When a healthcare team is satisfied that a person is recovering normally, they will take them to a recovery room.

Although a person starts to regain consciousness during this time, they may not be fully awake right away. Some people feel sleepy while the anesthesia wears off, while others may have side effects, such as nausea or chills.

An anesthesiologist continues to care for a person after surgery, monitoring their breathing and heart function and administering pain medication.

How well a person recovers after aneurysm surgery depends on the severity of the damage before surgery. For people with an unruptured aneurysm, recovery is generally faster and may take weeks. When a brain aneurysm ruptures, recovery could take months or longer.

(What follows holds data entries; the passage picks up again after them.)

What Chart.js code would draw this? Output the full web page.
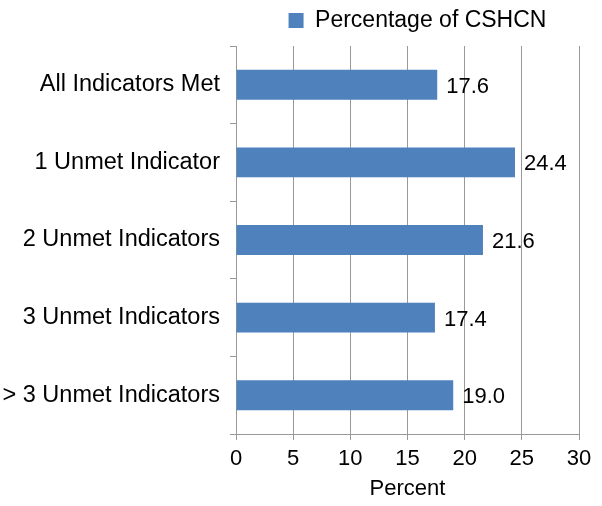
<!DOCTYPE html>
<html>
<head>
<meta charset="utf-8">
<script src="https://cdn.jsdelivr.net/npm/chart.js@4/dist/chart.umd.min.js"></script>
<style>
  html, body { margin: 0; padding: 0; background: #fff; }
  #wrap { width: 602px; height: 506px; }
</style>
</head>
<body>
<div id="wrap"><canvas id="c" width="602" height="506"></canvas></div>
<script>
const categories = ["All Indicators Met", "1 Unmet Indicator", "2 Unmet Indicators", "3 Unmet Indicators", "> 3 Unmet Indicators"];
const seriesName = "Percentage of CSHCN";
const values = [17.6, 24.4, 21.6, 17.4, 19.0];
const xTicks = [0, 5, 10, 15, 20, 25, 30];

const FONT = "'Liberation Sans', Arial, Helvetica, sans-serif";

const valueLabels = {
  id: 'valueLabels',
  afterDatasetsDraw(chart) {
    const ctx = chart.ctx;
    const meta = chart.getDatasetMeta(0);
    ctx.save();
    ctx.font = "22px " + FONT;
    ctx.fillStyle = "#000";
    ctx.textAlign = "left";
    ctx.textBaseline = "middle";
    meta.data.forEach((bar, i) => {
      ctx.fillText(values[i].toFixed(1), bar.x + 9, bar.y + 2);
    });
    ctx.restore();
  }
};

// Give the legend a little extra space below it and nudge it right
const legendTweak = {
  id: 'legendTweak',
  afterInit(chart) {
    const lg = chart.legend;
    if (!lg) return;
    const origFit = lg.fit.bind(lg);
    lg.fit = function () { origFit(); this.height += 4; };
    const origDraw = lg.draw.bind(lg);
    lg.draw = function () {
      chart.ctx.save();
      chart.ctx.translate(10, 0);
      origDraw();
      chart.ctx.restore();
    };
  }
};

new Chart(document.getElementById('c'), {
  type: 'bar',
  data: {
    labels: categories,
    datasets: [{
      label: seriesName,
      data: values,
      backgroundColor: '#4F81BD',
      borderWidth: 0,
      barPercentage: 0.385,
      categoryPercentage: 1.0
    }]
  },
  options: {
    indexAxis: 'y',
    responsive: false,
    animation: false,
    devicePixelRatio: 1,
    layout: { padding: { top: -6, right: 23, left: 0, bottom: 0 } },
    plugins: {
      legend: {
        display: true,
        position: 'top',
        fullSize: false,
        align: 'center',
        labels: {
          font: { family: FONT, size: 23 },
          color: '#000',
          boxWidth: 15,
          boxHeight: 15,
          padding: 15
        }
      },
      tooltip: { enabled: false }
    },
    scales: {
      x: {
        min: 0,
        max: 30,
        afterBuildTicks(scale) { scale.ticks = xTicks.map(v => ({ value: v })); },
        afterFit(scale) { scale.height = 72; },
        grid: {
          display: true,
          drawOnChartArea: true,
          color: '#999',
          lineWidth: 1,
          tickLength: 6
        },
        border: { display: true, color: '#999', width: 1 },
        ticks: {
          font: { family: FONT, size: 22 },
          color: '#000',
          padding: 6
        },
        title: {
          display: true,
          text: 'Percent',
          font: { family: FONT, size: 22 },
          color: '#000',
          padding: { top: 0, bottom: 4 }
        }
      },
      y: {
        afterFit(scale) { scale.width = 236; },
        grid: {
          display: true,
          drawOnChartArea: false,
          offset: true,
          color: '#999',
          tickLength: 6
        },
        border: { display: true, color: '#999', width: 1 },
        ticks: {
          font: { family: FONT, size: 23.5 },
          color: '#000',
          padding: 10
        }
      }
    }
  },
  plugins: [valueLabels, legendTweak]
});
</script>
</body>
</html>
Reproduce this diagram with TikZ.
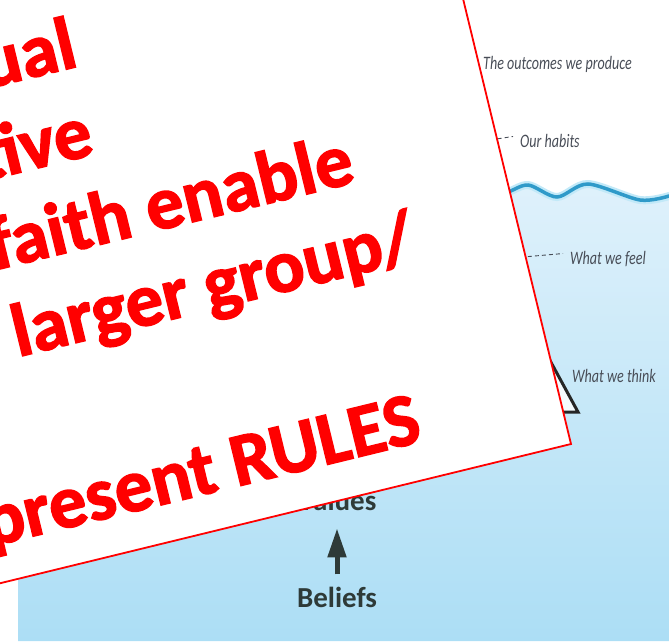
\documentclass[tikz,border=0pt]{standalone}
\usepackage{fontspec}
\setmainfont{Carlito}
\newfontfamily\condit{Carlito}[FakeStretch=0.74]
\newfontfamily\cardfont{Carlito}[UprightFont=*-Bold, FakeBold=2]
\usetikzlibrary{arrows.meta}
\definecolor{cardred}{HTML}{FF0000}
\definecolor{labelgray}{HTML}{484D57}
\definecolor{lbldark}{HTML}{2E3A38}
\definecolor{watertop}{RGB}{223,241,251}
\definecolor{waterbot}{RGB}{172,222,245}
\definecolor{wavecol}{HTML}{2F9AC9}
\definecolor{waveglow}{HTML}{C2E9F8}
\begin{document}
\begin{tikzpicture}[x=1pt,y=-1pt,
  redtxt/.style={text=cardred, font=\cardfont\fontsize{75}{89}\selectfont, inner sep=0pt, rotate=13.7},
  graytxt/.style={text=labelgray, font=\condit\itshape\fontsize{19}{22}\selectfont, inner sep=0pt, anchor=base west},
  boldlbl/.style={text=lbldark, font=\bfseries\fontsize{29}{34}\selectfont, inner sep=0pt, anchor=base},
  leader/.style={labelgray, line width=0.9pt, dash pattern=on 4pt off 3pt},
]
\useasboundingbox (0,0) rectangle (669,641);
\clip (0,0) rectangle (669,641);
% water
\shade[top color=watertop, bottom color=waterbot]
  (18,641) -- (18,194) -- plot[smooth] coordinates {(480,194) (505,193) (528,185) (557,197) (588,184) (640,200) (669,196)} -- (669,641) -- cycle;
\draw[waveglow, line width=8pt, line cap=round] plot[smooth] coordinates {(480,194) (505,193) (528,185) (557,197) (588,184) (640,200) (669,196)};
\draw[wavecol, line width=3.5pt, line cap=round] plot[smooth] coordinates {(480,194) (505,193) (528,185) (557,197) (588,184) (640,200) (669,196)};
% labels
\node[graytxt] (outc) at (483,69) {The outcomes we produce};
\node[graytxt] (habits) at (520,147) {Our habits};
\node[graytxt] (feel) at (570,264) {What we feel};
\node[graytxt] (think) at (572,382) {What we think};
\coordinate (hstart) at (470,143);
\coordinate (fstart) at (500,259);
\draw[leader] (hstart) -- ([xshift=-7pt,yshift=4pt]habits.west);
\draw[leader] (fstart) -- ([xshift=-7pt,yshift=5pt]feel.west);
% triangle
\draw[black!85, line width=3pt, fill=white!70!watertop, line join=miter] (528,320) -- (578,412) -- (470,412) -- cycle;
% values / beliefs
\node[boldlbl] (values) at (337,510) {Values};
\node[boldlbl] (beliefs) at (337,607) {Beliefs};
\draw[lbldark, line width=5pt, -{Triangle[width=18pt,length=29pt]}, shorten <=12pt, shorten >=18pt] (beliefs.north) -- (values.south);
% card
\filldraw[fill=white, draw=cardred, line width=1.8pt] (450,-55) -- (571,444) -- (-40,593) -- (-40,-55) -- cycle;
\node[redtxt, anchor=base east] (l1) at (80,66) {ual};
\node[redtxt, anchor=base east] (l2) at (96,154) {tive};
\node[redtxt, anchor=base east] (l3) at (357,182) {faith enable};
\node[redtxt, anchor=base west] (l4) at (18,357) {larger group/};
\node[redtxt, anchor=base east] (l6) at (424,441) {present RULES};
\end{tikzpicture}
\end{document}
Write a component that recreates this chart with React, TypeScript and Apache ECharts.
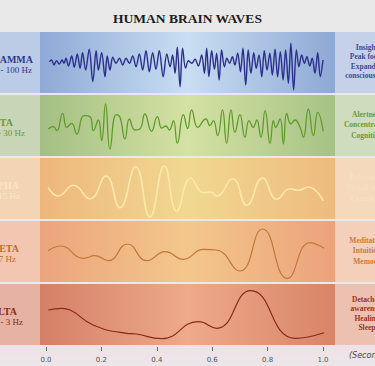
import React, { useEffect, useRef } from "react";
import * as echarts from "echarts";

const X_TICKS = [0, 0.2, 0.4, 0.6, 0.8, 1.0];
const bandNames = ["GAMMA", "BETA", "ALPHA", "THETA", "DELTA"];
const bandRanges = ["30 - 100 Hz", "12 - 30 Hz", "8 - 15 Hz", "4 - 7 Hz", "0.1 - 3 Hz"];
const bandTraits = [
  ["Insight", "Peak focus", "Expanded", "consciousness"],
  ["Alertness", "Concentration", "Cognition"],
  ["Relaxation", "Visualization", "Creativity"],
  ["Meditation", "Intuition", "Memory"],
  ["Detached", "awareness", "Healing", "Sleep"],
];

const gammaWave = [
  [0.012, 0.8], [0.02, 2.5], [0.029, -2.5], [0.038, 1.8], [0.048, -1.5], [0.058, 2.5], [0.065, -0.8],
  [0.072, 4.2], [0.081, -3.5], [0.093, 6.5], [0.102, -4.8], [0.113, 8.5], [0.123, -5.8], [0.132, 9.8],
  [0.143, -7.5], [0.156, 13.2], [0.169, -19.2], [0.181, 11.8], [0.189, -7.5], [0.201, 9.8], [0.213, -14.2],
  [0.221, 6.5], [0.231, -7.5], [0.241, 5.2], [0.253, -0.8], [0.265, 4.2], [0.277, -2.5], [0.289, 4.2],
  [0.301, -0.8], [0.313, 6.5], [0.325, -4.2], [0.337, 8.5], [0.349, -7.5], [0.361, 11.8], [0.373, -9.2],
  [0.385, 9.8], [0.397, -6.8], [0.409, 11.8], [0.423, -14.2], [0.436, 8.5], [0.448, -4.2], [0.457, 7.5],
  [0.466, -10.8], [0.474, 15.2], [0.484, -24.2], [0.493, 14.2], [0.504, -5.8], [0.514, 1.8], [0.526, -0.8],
  [0.538, 3.2], [0.55, -3.5], [0.562, 7.5], [0.572, -10.8], [0.58, 14.2], [0.588, -14.2], [0.598, 11.8],
  [0.608, -6.8], [0.616, 9.2], [0.625, -17.5], [0.634, 12.5], [0.644, -4.2], [0.653, 4.2], [0.663, -0.8],
  [0.673, 5.8], [0.682, -2.5], [0.692, 9.2], [0.702, -9.2], [0.711, 14.2], [0.721, -22.5], [0.73, 12.5],
  [0.74, -10.8], [0.75, 9.8], [0.759, -5.8], [0.769, 7.5], [0.779, -14.2], [0.788, 11.8], [0.798, -7.5],
  [0.808, 9.2], [0.817, -12.5], [0.827, 13.2], [0.836, -14.2], [0.846, 10.8], [0.856, -17.5], [0.865, 12.5],
  [0.875, -20.8], [0.884, 19.2], [0.894, -27.5], [0.904, 12.5], [0.913, -4.2], [0.923, 7.5], [0.933, -0.8],
  [0.942, 5.8], [0.952, -3.5], [0.961, 4.2], [0.971, -10.8], [0.981, 9.8], [0.99, -14.2], [1.0, 2.5],
];

const betaWave = [
  [0.008, -3.5], [0.026, -1.2], [0.039, -5.2], [0.06, 12.2], [0.075, -1.8], [0.093, 2.2], [0.111, -8.5],
  [0.137, 9.8], [0.159, 8.8], [0.171, -5.2], [0.189, 5.5], [0.201, -15.2], [0.215, 21.5], [0.231, -23.5],
  [0.253, 10.8], [0.267, 8.2], [0.285, -13.5], [0.301, 6.5], [0.321, -4.5], [0.339, -3.5], [0.357, 11.5],
  [0.381, -5.8], [0.402, 8.8], [0.418, -2.5], [0.433, -0.5], [0.445, -4.5], [0.46, 4.8], [0.474, -17.8],
  [0.496, 10.8], [0.511, -3.0], [0.526, 15.5], [0.548, -1.8], [0.577, 6.5], [0.592, -0.2], [0.604, 4.8],
  [0.62, -10.2], [0.637, 15.5], [0.652, -17.8], [0.668, 15.5], [0.682, -6.8], [0.7, 10.8], [0.718, -11.8],
  [0.733, 4.8], [0.748, -1.8], [0.761, 5.5], [0.776, -11.8], [0.791, 14.8], [0.809, -17.8], [0.821, 4.8],
  [0.829, -1.8], [0.845, 6.5], [0.857, -18.5], [0.869, 12.2], [0.884, 1.5], [0.899, 5.5], [0.917, -1.8],
  [0.929, -11.8], [0.947, 16.5], [0.965, -10.2], [0.981, 13.2], [1.001, -5.8],
];

const alphaWave = [
  [0.008, 0.8], [0.044, -7.5], [0.099, 3.2], [0.159, -10.2], [0.217, 12.5], [0.267, -19.2], [0.324, 21.8],
  [0.375, -28.5], [0.427, 22.5], [0.472, -22.5], [0.523, 10.2], [0.568, -4.2], [0.595, -3.5], [0.616, -7.5],
  [0.674, 9.8], [0.725, -16.8], [0.782, 10.5], [0.833, -10.8], [0.881, -0.2], [0.911, -1.8], [0.947, 1.5],
  [1.001, -12.5],
];

const thetaWave = [
  [0.008, 0.8], [0.053, 5.5], [0.135, -6.8], [0.177, -4.2], [0.225, -9.2], [0.294, 7.5], [0.364, -9.2],
  [0.43, -0.2], [0.496, -7.8], [0.568, 2.2], [0.616, 1.5], [0.7, -19.5], [0.782, 22.5], [0.871, -26.8],
  [0.953, 8.8], [1.004, 3.2],
];

const deltaWave = [
  [0.008, 4.5], [0.057, 6.2], [0.087, 4.5], [0.17, -10.5], [0.29, -18.8], [0.326, -19.5], [0.417, -24.2],
  [0.55, -7.2], [0.616, -13.8], [0.739, 23.8], [0.899, -23.8], [1.004, -18.2],
];

const waves = [gammaWave, betaWave, alphaWave, thetaWave, deltaWave];

// layout / style
const BAND_TOPS = [32, 95, 158, 221, 284];
const BAND_H = 61;
const lineColors = ["#2a2e8c", "#5f9a2c", "#fbe9a8", "#c07838", "#8a2a1a"];
const lineWidths = [1.4, 1.3, 1.6, 1.2, 1.2];
const plotBg = [
  ["#8ea9d6", "#c9def2", "#8ea8d5"],
  ["#a3bf83", "#d4e2a3", "#a6c285"],
  ["#eeb67c", "#f1d890", "#eeba7e"],
  ["#eca47c", "#f3c78c", "#eca27b"],
  ["#d47f67", "#eeaa8a", "#d88467"],
];
const leftBg = ["#bccbe6", "#c9d5b7", "#f3d4b4", "#f2c6b0", "#e6b2a3"];
const rightBg = ["#c5d1e8", "#d0dcbe", "#f4d9bd", "#f4cfba", "#ecc1b2"];
const nameColors = ["#2c3a8a", "#6a9a32", "#fbe6c6", "#b8702e", "#8a2a1a"];
const traitColors = ["#3a4a9c", "#6c9a36", "#f8dfc4", "#cf7a3a", "#9a3222"];
const nameEnds = [33, 13, 19, 19, 17];
const rangeEnds = [32, 25, 20, 16, 23];

export default function App() {
  const ref = useRef<HTMLDivElement>(null);
  useEffect(() => {
    if (!ref.current) return;
    const chart = echarts.init(ref.current, null, { renderer: "svg" });
    const graphics: any[] = [];
    BAND_TOPS.forEach((top, i) => {
      graphics.push({
        type: "rect", z: 0, shape: { x: 0, y: top, width: 40, height: BAND_H },
        style: { fill: leftBg[i] },
      });
      graphics.push({
        type: "rect", z: 0, shape: { x: 335, y: top, width: 40, height: BAND_H },
        style: { fill: rightBg[i] },
      });
      graphics.push({
        type: "rect", z: 0, shape: { x: 40, y: top, width: 295, height: BAND_H },
        style: {
          fill: new echarts.graphic.LinearGradient(0, 0, 1, 0, [
            { offset: 0, color: plotBg[i][0] },
            { offset: 0.5, color: plotBg[i][1] },
            { offset: 1, color: plotBg[i][2] },
          ]),
        },
      });
      const c = top + BAND_H / 2;
      graphics.push({
        type: "text", z: 10, x: nameEnds[i], y: c - 3.5,
        style: { text: bandNames[i], fill: nameColors[i], font: "bold 10px 'Liberation Serif'", align: "right", verticalAlign: "middle" },
      });
      graphics.push({
        type: "text", z: 10, x: rangeEnds[i], y: c + 7,
        style: { text: bandRanges[i], fill: nameColors[i], font: "9px 'Liberation Serif'", align: "right", verticalAlign: "middle" },
      });
      const traits = bandTraits[i];
      const sp = traits.length === 4 ? 9.2 : 10.5;
      traits.forEach((t, k) => {
        graphics.push({
          type: "text", z: 10, x: 367, y: c + (k - (traits.length - 1) / 2) * sp - 1,
          style: { text: t, fill: traitColors[i], font: "bold 7.5px 'Liberation Serif'", align: "center", verticalAlign: "middle" },
        });
      });
    });
    graphics.push({
      type: "text", z: 10, x: 187.5, y: 18.5,
      style: { text: "HUMAN BRAIN WAVES", fill: "#1c1c1c", font: "bold 13.5px 'Liberation Serif'", align: "center", verticalAlign: "middle" },
    });
    graphics.push({
      type: "text", z: 10, x: 349, y: 355,
      style: { text: "(Seconds)", fill: "#444", font: "italic 8px 'DejaVu Sans'", align: "left", verticalAlign: "middle" },
    });

    const grids: any[] = BAND_TOPS.map((top) => ({ left: 46, width: 277, top, height: BAND_H }));
    // dedicated axis grid: its y = 0 sits just below the delta band
    grids.push({ left: 46, width: 277, top: 343, height: 8 });
    const xAxes: any[] = BAND_TOPS.map((_, i) => ({
      type: "value", gridIndex: i, min: 0, max: 1, show: false,
    }));
    xAxes.push({
      type: "value", gridIndex: 5, min: 0, max: 1, interval: 0.2,
      axisLine: { show: false },
      splitLine: { show: false },
      axisTick: { show: true, length: 4, lineStyle: { color: "#666", width: 1 } },
      axisLabel: {
        show: true, fontSize: 7, color: "#555", fontFamily: "DejaVu Sans", margin: 5,
        formatter: (v: number) => (X_TICKS.includes(Math.round(v * 10) / 10) ? v.toFixed(1) : ""),
      },
    });
    const yAxes: any[] = BAND_TOPS.map((_, i) => ({
      type: "value", gridIndex: i, min: -30.5, max: 30.5, show: false,
    }));
    yAxes.push({ type: "value", gridIndex: 5, min: -1, max: 1, show: false });
    const series = waves.map((w, i) => ({
      type: "line", xAxisIndex: i, yAxisIndex: i, data: w,
      smooth: i === 0 ? 0.35 : 0.5, symbol: "none", clip: false, z: 5,
      lineStyle: { color: lineColors[i], width: lineWidths[i] },
    }));

    chart.setOption({
      animation: false,
      backgroundColor: "transparent",
      grid: grids,
      xAxis: xAxes,
      yAxis: yAxes,
      series,
      graphic: graphics,
    });
    return () => chart.dispose();
  }, []);
  return (
    <div
      style={{
        position: "fixed", left: 0, top: 0, width: 375, height: 366,
        background: "linear-gradient(180deg, #e9e9e9 0%, #ece9ea 80%, #f0e1e6 94%, #ebe6e9 100%)",
      }}
    >
      <div ref={ref} style={{ width: 375, height: 366 }} />
    </div>
  );
}
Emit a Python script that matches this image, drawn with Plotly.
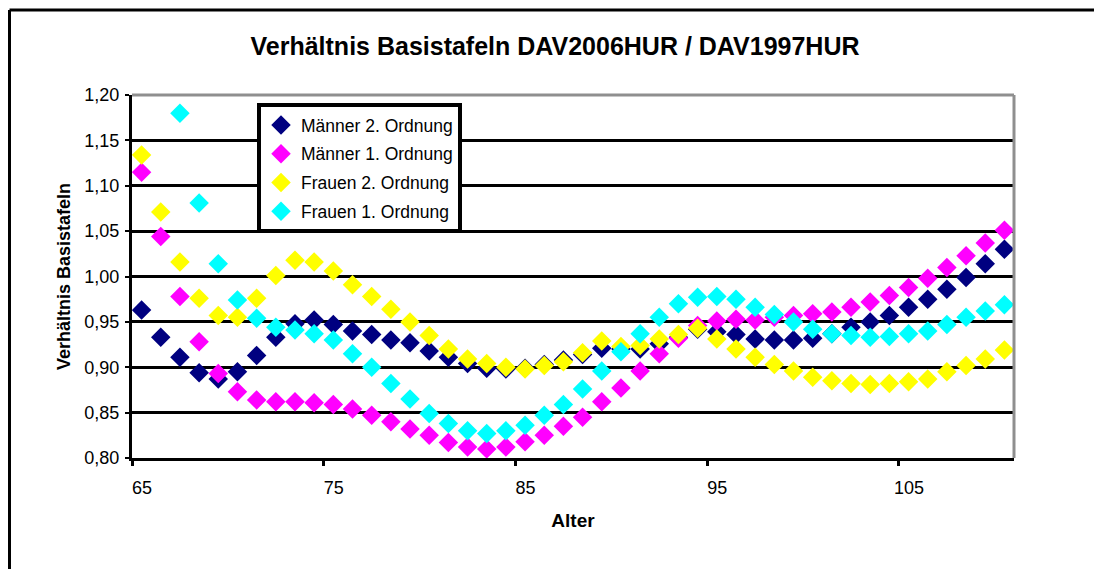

According to the American Stroke Association, after an aneurysm ruptures and bleeds, the chance of death is around 40%, and the chance of a person having some brain damage is 66%, even with treatment. A ruptured aneurysm needs treatment quickly to prevent further bleeding from the ruptured aneurysm and other complications.

After discharge from the hospital, most people require physical, speech, and occupational therapy.

People with a ruptured brain aneurysm, or a brain aneurysm with a high risk of rupture, require surgery. Sometimes, people do not wake up immediately after surgery.

Individuals may not wake up after brain aneurysm surgery due to postoperative sedation, delayed emergence from anesthesia, and coma. People may enter a coma if they experience complications from the brain aneurysm or brain surgery.

Brain aneurysms require monitoring or treatment to prevent rupturing. Once a brain aneurysm ruptures, a person requires urgent surgery due to the risks of brain damage and death.